Website Accessibility Policy
The Institute of Criminology is fully committed to making accessible for all users, information and resources that are available via the web. All pages are written to comply with the necessary legislation, code of practice, and University policy detailed below.
- The University Disability website and Equal Opportunity Policy emphasise the University's commitment that it should be open to all who can benefit from studying or working here, determined only by personal merit, by performance and/or by criteria related to each particular post.
- The Quality Assurance Agency (QAA) Code of Practice states that institutions should consider disabled students in every aspect of planning and administration of academic and social activities.
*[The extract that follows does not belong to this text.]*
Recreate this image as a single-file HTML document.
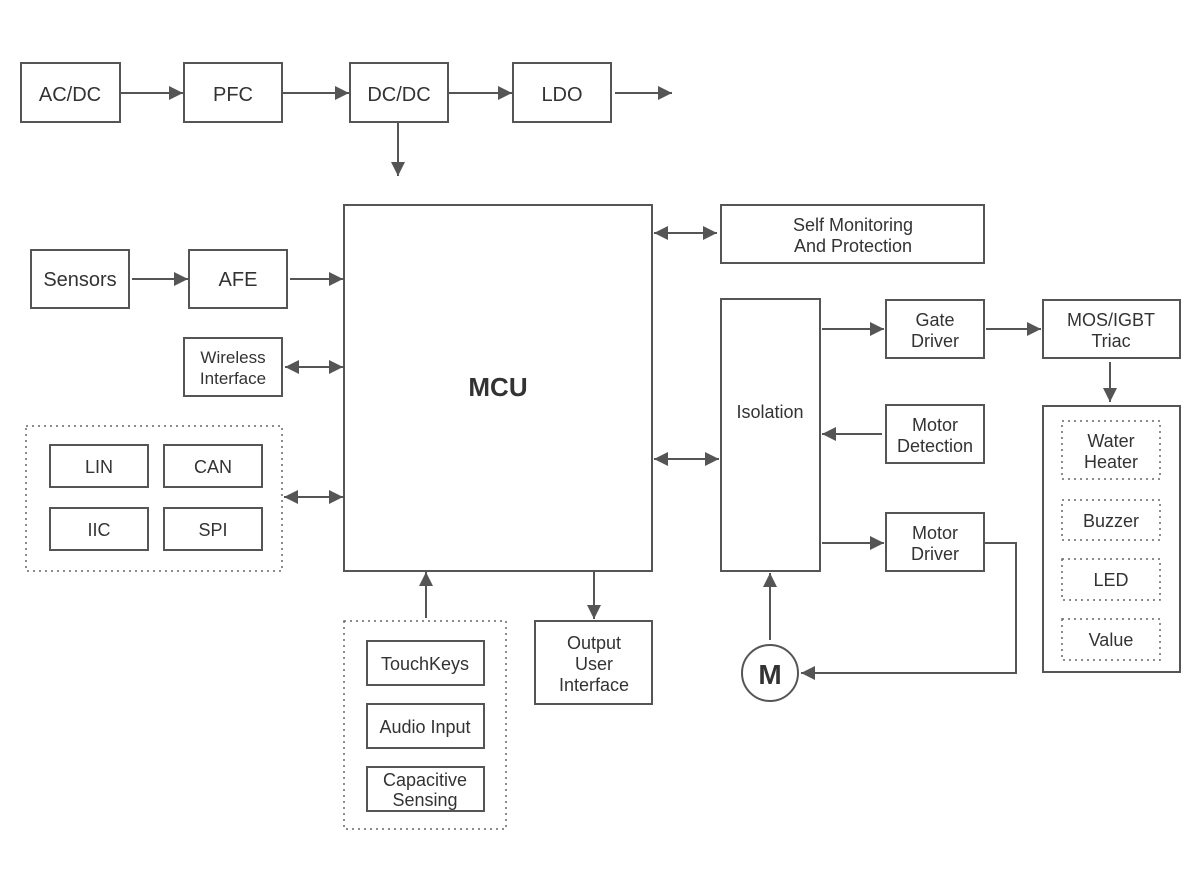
<!DOCTYPE html>
<html><head><meta charset="utf-8"><style>
html,body{margin:0;padding:0;background:#fff;}
svg{display:block}
text{font-family:"Liberation Sans","Noto Sans CJK SC",sans-serif;font-size:18px;fill:#333;text-anchor:middle;}
.t{font-size:20px}
.b{fill:none;stroke:#555;stroke-width:2}
.d{fill:none;stroke:#666;stroke-width:1.5;stroke-dasharray:2,4}
.l{stroke:#555;stroke-width:2;fill:none}
</style></head><body>
<svg width="1200" height="894" viewBox="0 0 1200 894">
<defs>
<marker id="a" viewBox="0 0 10 10" refX="10" refY="5" markerWidth="14" markerHeight="14" markerUnits="userSpaceOnUse" orient="auto-start-reverse"><path d="M0,0L10,5L0,10z" fill="#555"/></marker>
</defs>
<rect class="b" x="21" y="63" width="99" height="59"/><text class="t" x="70" y="101">AC/DC</text>
<rect class="b" x="184" y="63" width="98" height="59"/><text class="t" x="233" y="101">PFC</text>
<rect class="b" x="350" y="63" width="98" height="59"/><text class="t" x="399" y="101">DC/DC</text>
<rect class="b" x="513" y="63" width="98" height="59"/><text class="t" x="562" y="101">LDO</text>
<line class="l" x1="121" y1="93" x2="183" y2="93" marker-end="url(#a)"/>
<line class="l" x1="283" y1="93" x2="349" y2="93" marker-end="url(#a)"/>
<line class="l" x1="449" y1="93" x2="512" y2="93" marker-end="url(#a)"/>
<line class="l" x1="615" y1="93" x2="672" y2="93" marker-end="url(#a)"/>
<line class="l" x1="398" y1="122" x2="398" y2="176" marker-end="url(#a)"/>
<rect class="b" x="344" y="205" width="308" height="366"/>
<text x="498" y="396" style="font-size:26px;font-weight:bold;fill:#333">MCU</text>
<rect class="b" x="31" y="250" width="98" height="58"/><text class="t" x="80" y="286">Sensors</text>
<rect class="b" x="189" y="250" width="98" height="58"/><text class="t" x="238" y="286">AFE</text>
<line class="l" x1="132" y1="279" x2="188" y2="279" marker-end="url(#a)"/>
<line class="l" x1="290" y1="279" x2="343" y2="279" marker-end="url(#a)"/>
<rect class="b" x="184" y="338" width="98" height="58"/><text x="233" y="363" style="font-size:17px">Wireless</text><text x="233" y="384" style="font-size:17px">Interface</text>
<line class="l" x1="285" y1="367" x2="343" y2="367" marker-start="url(#a)" marker-end="url(#a)"/>
<rect class="d" x="26" y="426" width="256" height="145"/>
<rect class="b" x="50" y="445" width="98" height="42"/><text x="99" y="473">LIN</text>
<rect class="b" x="164" y="445" width="98" height="42"/><text x="213" y="473">CAN</text>
<rect class="b" x="50" y="508" width="98" height="42"/><text x="99" y="536">IIC</text>
<rect class="b" x="164" y="508" width="98" height="42"/><text x="213" y="536">SPI</text>
<line class="l" x1="284" y1="497" x2="343" y2="497" marker-start="url(#a)" marker-end="url(#a)"/>
<rect class="d" x="344" y="621" width="162" height="208"/>
<rect class="b" x="367" y="641" width="117" height="44"/><text x="425" y="670">TouchKeys</text>
<rect class="b" x="367" y="704" width="117" height="44"/><text x="425" y="733">Audio Input</text>
<rect class="b" x="367" y="767" width="117" height="44"/><text x="425" y="786">Capacitive</text><text x="425" y="806">Sensing</text>
<line class="l" x1="426" y1="618" x2="426" y2="572" marker-end="url(#a)"/>
<rect class="b" x="535" y="621" width="117" height="83"/><text x="594" y="649">Output</text><text x="594" y="670">User</text><text x="594" y="691">Interface</text>
<line class="l" x1="594" y1="571" x2="594" y2="619" marker-end="url(#a)"/>
<rect class="b" x="721" y="205" width="263" height="58"/><text x="853" y="231">Self Monitoring</text><text x="853" y="252">And Protection</text>
<line class="l" x1="654" y1="233" x2="717" y2="233" marker-start="url(#a)" marker-end="url(#a)"/>
<rect class="b" x="721" y="299" width="99" height="272"/><text x="770" y="418">Isolation</text>
<line class="l" x1="654" y1="459" x2="719" y2="459" marker-start="url(#a)" marker-end="url(#a)"/>
<rect class="b" x="886" y="300" width="98" height="58"/><text x="935" y="326">Gate</text><text x="935" y="347">Driver</text>
<line class="l" x1="822" y1="329" x2="884" y2="329" marker-end="url(#a)"/>
<rect class="b" x="1043" y="300" width="137" height="58"/><text x="1111" y="326">MOS/IGBT</text><text x="1111" y="347">Triac</text>
<line class="l" x1="986" y1="329" x2="1041" y2="329" marker-end="url(#a)"/>
<line class="l" x1="1110" y1="362" x2="1110" y2="402" marker-end="url(#a)"/>
<rect class="b" x="886" y="405" width="98" height="58"/><text x="935" y="431">Motor</text><text x="935" y="452">Detection</text>
<line class="l" x1="882" y1="434" x2="822" y2="434" marker-end="url(#a)"/>
<rect class="b" x="886" y="513" width="98" height="58"/><text x="935" y="539">Motor</text><text x="935" y="560">Driver</text>
<line class="l" x1="822" y1="543" x2="884" y2="543" marker-end="url(#a)"/>
<polyline class="l" points="985,543 1016,543 1016,673 801,673" marker-end="url(#a)"/>
<circle cx="770" cy="673" r="28" fill="none" stroke="#555" stroke-width="2"/>
<text x="770" y="684" style="font-size:28px;font-weight:bold">M</text>
<line class="l" x1="770" y1="640" x2="770" y2="573" marker-end="url(#a)"/>
<rect class="b" x="1043" y="406" width="137" height="266"/>
<rect class="d" x="1062" y="421" width="98" height="58"/><text x="1111" y="447">Water</text><text x="1111" y="468">Heater</text>
<rect class="d" x="1062" y="500" width="98" height="40"/><text x="1111" y="527">Buzzer</text>
<rect class="d" x="1062" y="559" width="98" height="41"/><text x="1111" y="586">LED</text>
<rect class="d" x="1062" y="619" width="98" height="41"/><text x="1111" y="646">Value</text>
</svg>
</body></html>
- The Disability Discrimination Acts (1995 & 2005) and Special Education Needs and Disability Act [SENDA] (2001) - which amended the first act to include education, the latter became law in May 2001 with teaching and learning components falling under legislation in September 2002. SENDA legislates that it is an offence to discriminate against a disabled person by treating him or her less favourably than others for a reason relating to their disability. For the purposes of the legislation a disabled person is defined as someone who has a physical or mental impairment, which has an effect on his or her ability to carry out normal day-to-day activities. The Act covers all aspects of an institution's student services. 'Student services' is given a broad meaning of 'services of any description which are provided wholly or mainly for students' and will obviously include educational services such as teaching and learning provision. Discrimination can also occur where an institution fails to make a 'reasonable adjustment' where the disabled student is placed at a 'substantial disadvantage' in comparison with someone who is not disabled and such failure cannot be 'justified'. [See synopsis of Acts and links to in full]
The University favours the principles of usability and universal design, which will be of benefit of all users. By following these principles and incorporating techniques to ensure information and resources are accessible with assistive technologies, separate resources for disabled users should not be required.